Journal
"A One of a Kind Event" - Thomas May on the Seattle Bang on a Can Marathon Feb 12, 2015
by Erin
Thomas May talks contemporary music, the evolution of Bang on a Can, and the trend of modern music being performed in Seattle:
You know how the phrase “classical music concert” used to imply a mostly predictable format? That’s no longer a safe assumption, thanks to the innovative thinking of orchestras like the Seattle Symphony and music director, Ludovic Morlot — thinking that involves not just the content of a concert but the venue where it’s performed.

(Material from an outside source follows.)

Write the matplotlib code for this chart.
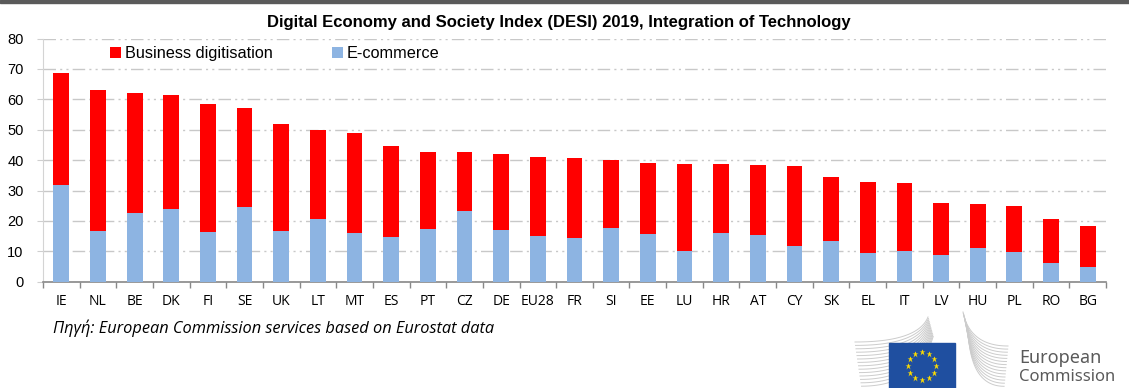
import numpy as np
import matplotlib
matplotlib.use("Agg")
import matplotlib.pyplot as plt
from matplotlib.patches import Rectangle

countries = ["IE", "NL", "BE", "DK", "FI", "SE", "UK", "LT", "MT", "ES",
             "PT", "CZ", "DE", "EU28", "FR", "SI", "EE", "LU", "HR", "AT",
             "CY", "SK", "EL", "IT", "LV", "HU", "PL", "RO", "BG"]
# overall score (top of bar) and the e-commerce part of it
totals = [68.8, 63.0, 62.1, 61.3, 58.3, 57.2, 52.0, 49.8, 48.9, 44.6,
          42.8, 42.6, 42.0, 41.0, 40.6, 40.1, 39.1, 38.8, 38.6, 38.3,
          38.1, 34.4, 32.9, 32.4, 25.9, 25.6, 24.9, 20.6, 18.3]
ecommerce = [31.8, 16.8, 22.7, 23.9, 16.2, 24.5, 16.8, 20.5, 16.0, 14.8,
             17.3, 23.3, 17.1, 15.1, 14.5, 17.6, 15.6, 10.2, 16.0, 15.5,
             11.6, 13.4, 9.4, 10.2, 8.8, 11.1, 9.8, 6.2, 4.9]
business = [t - e for t, e in zip(totals, ecommerce)]

RED = "#ff0000"
BLUE = "#8db4e2"
W, H = 1129, 388

fig = plt.figure(figsize=(W / 100, H / 100), dpi=100)
ax = fig.add_axes([43 / W, 1 - 281.7 / H, (1106 - 43) / W, (281.7 - 38.5) / H])

x = np.arange(len(countries))
ax.bar(x, ecommerce, width=0.43, color=BLUE, label="E-commerce", zorder=3)
ax.bar(x, business, width=0.43, bottom=ecommerce, color=RED,
       label="Business digitisation", zorder=3)

ax.set_xlim(-0.5, len(countries) - 0.5)
ax.set_ylim(0, 80)
ax.set_yticks(range(0, 81, 10))
ax.set_yticklabels([str(v) for v in range(0, 81, 10)],
                   fontfamily="Liberation Sans", fontsize=10.5)
ax.yaxis.grid(True, color="#c8c8c8", lw=1.0,
              linestyle=(0, (9, 3, 1.5, 3, 1.5, 3)), zorder=0)
ax.set_axisbelow(True)

# category labels centred, tick marks between categories
ax.set_xticks(x)
ax.set_xticklabels(countries, fontfamily="Open Sans", fontsize=10)
ax.set_xticks(np.arange(-0.5, len(countries), 1), minor=True)
ax.tick_params(axis="x", which="major", length=0, pad=9)
ax.tick_params(axis="x", which="minor", length=4, color="#888888", width=1, direction="out")
ax.tick_params(axis="y", length=4, color="#cfcfcf", pad=10)

for side in ["top", "right"]:
    ax.spines[side].set_visible(False)
ax.spines["bottom"].set_color("#888888")
ax.spines["bottom"].set_linewidth(1.2)
ax.spines["left"].set_color("#d4d4d4")

handles, labels = ax.get_legend_handles_labels()
ax.legend(handles[::-1], labels[::-1], loc="upper left", ncol=2,
          bbox_to_anchor=(110 / W, 1 - 46 / H), bbox_transform=fig.transFigure,
          frameon=False, handlelength=0.7, handleheight=0.7, handletextpad=0.25,
          columnspacing=3.6, borderaxespad=0, borderpad=0,
          prop={"family": "Liberation Sans", "size": 11.7})

fig.text(559 / W, 1 - 22 / H,
         "Digital Economy and Society Index (DESI) 2019, Integration of Technology",
         ha="center", va="center", fontfamily="Liberation Sans",
         fontweight="bold", fontsize=12)
fig.text(53 / W, 1 - 328 / H,
         "Πηγή: European Commission services based on Eurostat data",
         ha="left", va="center", fontfamily="Open Sans", fontstyle="italic",
         fontsize=11.8)

# page decoration drawn in pixel coordinates
deco = fig.add_axes([0, 0, 1, 1], zorder=-1)
deco.set_xlim(0, W)
deco.set_ylim(H, 0)
deco.axis("off")
deco.add_patch(Rectangle((0, 0), W, 3, color="#5a5a5a"))

# Commission logo: fanned lines, flag and name
t = np.linspace(0, 1, 30)
for i in range(14):
    y0 = 342 + i * 3.4
    p0 = np.array([855 + i * 0.5, y0])
    p1 = np.array([918, y0])
    p2 = np.array([928 + i * 0.4, 317 + i * 1.5])
    pts = ((1 - t) ** 2)[:, None] * p0 + (2 * (1 - t) * t)[:, None] * p1 + (t ** 2)[:, None] * p2
    deco.plot(pts[:, 0], pts[:, 1], color="#cccccc", lw=0.7)
for i in range(14):
    y0 = 346 + i * 3.1
    p0 = np.array([963 + i * 0.4, 312 + i * 1.4])
    p1 = np.array([970, y0])
    p2 = np.array([1008 - i * 0.3, y0])
    pts = ((1 - t) ** 2)[:, None] * p0 + (2 * (1 - t) * t)[:, None] * p1 + (t ** 2)[:, None] * p2
    deco.plot(pts[:, 0], pts[:, 1], color="#cccccc", lw=0.7)

deco.add_patch(Rectangle((889, 343), 66, 50, color="#1f4fa0", zorder=3))
ang = np.linspace(0, 2 * np.pi, 12, endpoint=False)
deco.plot(922 + 14 * np.cos(ang), 366 + 14 * np.sin(ang), ls="none",
          marker="*", ms=4.5, color="#ffdd00", mec="none", zorder=4)

deco.text(1019, 358, "European", ha="left", va="center",
          fontfamily="Noto Sans", fontsize=13, color="#5a5a5a")
deco.text(1019, 377, "Commission", ha="left", va="center",
          fontfamily="Noto Sans", fontsize=12, color="#5a5a5a")

fig.savefig("out.png", dpi=100)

By the same token, there once was a time when the prospect of a “new music” (aka “modern music”) program signaled a ritualistic exercise in high-toned concentration. Back in 1987, a trio of like-minded young composers — Julia Wolfe, Michael Gordon, and David Lang — put together a 12-hour marathon of adventurous music in a SoHo art gallery (when NYC’s SoHo was still SoHo). That one-off event was intended to attract curious ears to the energy and excitement and variety of music being composed in our time outside the commercial formulas of the pop industry — and outside the confines of the concert hall.
The inaugural marathon turned out to be the birth of a performing arts organization that’s now a major international force in the realm of contemporary classical music (another unsatisfactory term for a whole world of music that can’t be readily defined). More than a quarter century on, Bang on a Can remains “dedicated to the support of experimental music, wherever we would find it.” It commissions and records new works, develops programs to foster a new generation of audiences and musicians, and presents numerous events, including the annual Bang on a Can Marathon.

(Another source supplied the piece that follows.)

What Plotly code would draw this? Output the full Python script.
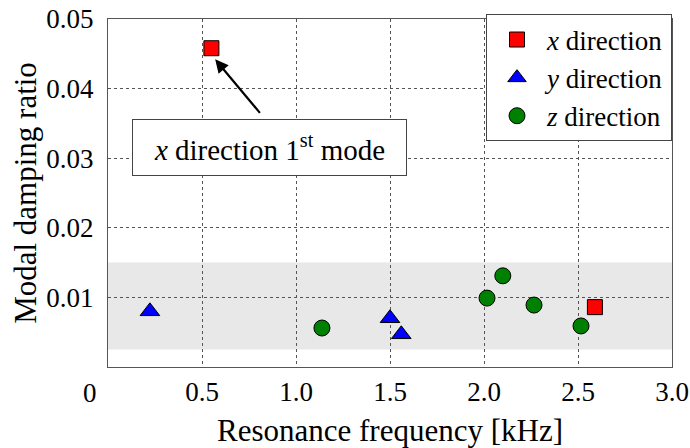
import plotly.graph_objects as go

x_dir_freq = [0.55, 2.59]
x_dir_damp = [0.0458, 0.0086]
y_dir_freq = [0.223, 1.50, 1.56]
y_dir_damp = [0.0080, 0.0070, 0.0047]
z_dir_freq = [1.138, 2.016, 2.10, 2.266, 2.516]
z_dir_damp = [0.0056, 0.0099, 0.0131, 0.0089, 0.0059]

x_ticks = [0, 0.5, 1.0, 1.5, 2.0, 2.5, 3.0]
x_tick_labels = ["", "0.5", "1.0", "1.5", "2.0", "2.5", "3.0"]
y_ticks = [0.01, 0.02, 0.03, 0.04, 0.05]
y_tick_labels = ["0.01", "0.02", "0.03", "0.04", "0.05"]
origin_label = "0"
band = [0.0025, 0.015]

FONT = "Liberation Serif"

fig = go.Figure()
fig.add_trace(go.Scatter(x=x_dir_freq, y=x_dir_damp, mode="markers", name="<i>x</i> direction",
                         marker=dict(symbol="square", size=15, color="#ff0000", line=dict(color="black", width=1))))
fig.add_trace(go.Scatter(x=y_dir_freq, y=y_dir_damp, mode="markers", name="<i>y</i> direction",
                         marker=dict(symbol="triangle-up", size=17, color="#0000ff", line=dict(color="black", width=1))))
fig.add_trace(go.Scatter(x=z_dir_freq, y=z_dir_damp, mode="markers", name="<i>z</i> direction",
                         marker=dict(symbol="circle", size=16, color="#008000", line=dict(color="black", width=1))))

fig.add_shape(type="rect", xref="x", yref="y", x0=0, x1=3.0, y0=band[0], y1=band[1],
              fillcolor="#e8e8e8", line=dict(width=0), layer="below")

fig.add_annotation(x=0.57, y=0.0442, xref="x", yref="y", text="", showarrow=True,
                   ax=46, ay=55, arrowhead=2, arrowsize=1.2, arrowwidth=2.2, arrowcolor="black")
fig.add_annotation(x=0.128, y=0.0316, xref="x", yref="y", xanchor="left", yanchor="middle",
                   text="<i>x</i> direction 1<sup>st</sup> mode", showarrow=False,
                   font=dict(family=FONT, size=29, color="black"), width=253, height=35,
                   bgcolor="white", bordercolor="#444", borderwidth=1, borderpad=10)
fig.add_annotation(x=(90 - 108) / 564, y=-(393 - 367) / 348, xref="paper", yref="paper",
                   xanchor="center", yanchor="middle", text=origin_label, showarrow=False,
                   font=dict(family=FONT, size=27, color="black"))

fig.update_layout(
    width=690, height=448,
    margin=dict(l=108, r=18, t=19, b=81, autoexpand=False),
    plot_bgcolor="white", paper_bgcolor="white",
    font=dict(family=FONT, size=27, color="black"),
    showlegend=True,
    legend=dict(x=1, y=1.013, xanchor="right", yanchor="top", bgcolor="white",
                bordercolor="#444", borderwidth=1, font=dict(family=FONT, size=27),
                tracegroupgap=0, itemwidth=50),
    xaxis=dict(range=[0, 3.0], tickvals=x_ticks, ticktext=x_tick_labels,
               showgrid=True, gridcolor="#555", griddash="dot", gridwidth=1,
               showline=True, linecolor="#555", mirror=True, ticks="", zeroline=False,
               automargin=False,
               title=dict(text="Resonance frequency [kHz]", font=dict(size=31), standoff=12),
               ticklabelstandoff=1),
    yaxis=dict(range=[0, 0.05], tickvals=y_ticks, ticktext=y_tick_labels,
               showgrid=True, gridcolor="#555", griddash="dot", gridwidth=1,
               showline=True, linecolor="#555", mirror=True, ticks="", zeroline=False,
               automargin=False,
               title=dict(text="Modal damping ratio", font=dict(size=31), standoff=0),
               ticklabelstandoff=8),
)

fig.write_html("out.html")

The appeal of the marathon format, according to co-founder and composer (and Dan Savage look-alike) Michael Gordon, is that it encourages people to “let down their guard. The event is aimed at people who are interested in broad listening, who come to listen with open hears. Many people know what they like and might come to the Marathon to hear that type of music. The next thing on the line-up will be completely different, something they would have never come across otherwise. Everything moves quickly and the sets are pretty short. So they start listening to things that they wouldn’t normally encounter. That’s basically the whole point: to broaden your listening and to have a good time with it.”
The venue is important for that context. Seattle’s Bang on a Can Marathon is being co-presented by Seattle Theatre Group and On The Boards at the Moore Theatre. Gordon refers to Bang on a Can’s MO of performing in “neutral spaces, audience-friendly spaces” that shed any of those lingering fears (however unjustified) of the concert hall as a place where only the musically initiated can feel comfortable. He points out that museums and public spaces like the Winter Garden in New York have served this purpose well.
Gordon also has praise for the Seattle Symphony’s recent initiatives under Ludovic Morlot: “They’re doing a lot of progressive work — not only reaching out into other communities but also by doing a lot of interesting commissioning. Orchestras have to change their attitudes. The SSO is on the forefront of finding a way to be relevant today.”
Bang on a Can’s Marathon will mix in work from adventurous Seattle-based or -associated composers and musicians with pieces by each of the organization’s co-founders. The whole event will be framed by new-music “classics” that have had a profound — and not always acknowledged — impact on the music world at large: Brian Eno’s ambient masterpiece, Music for Airports, and Music for 18 Musicians, one of Minimalist Steve Reich’s signature works.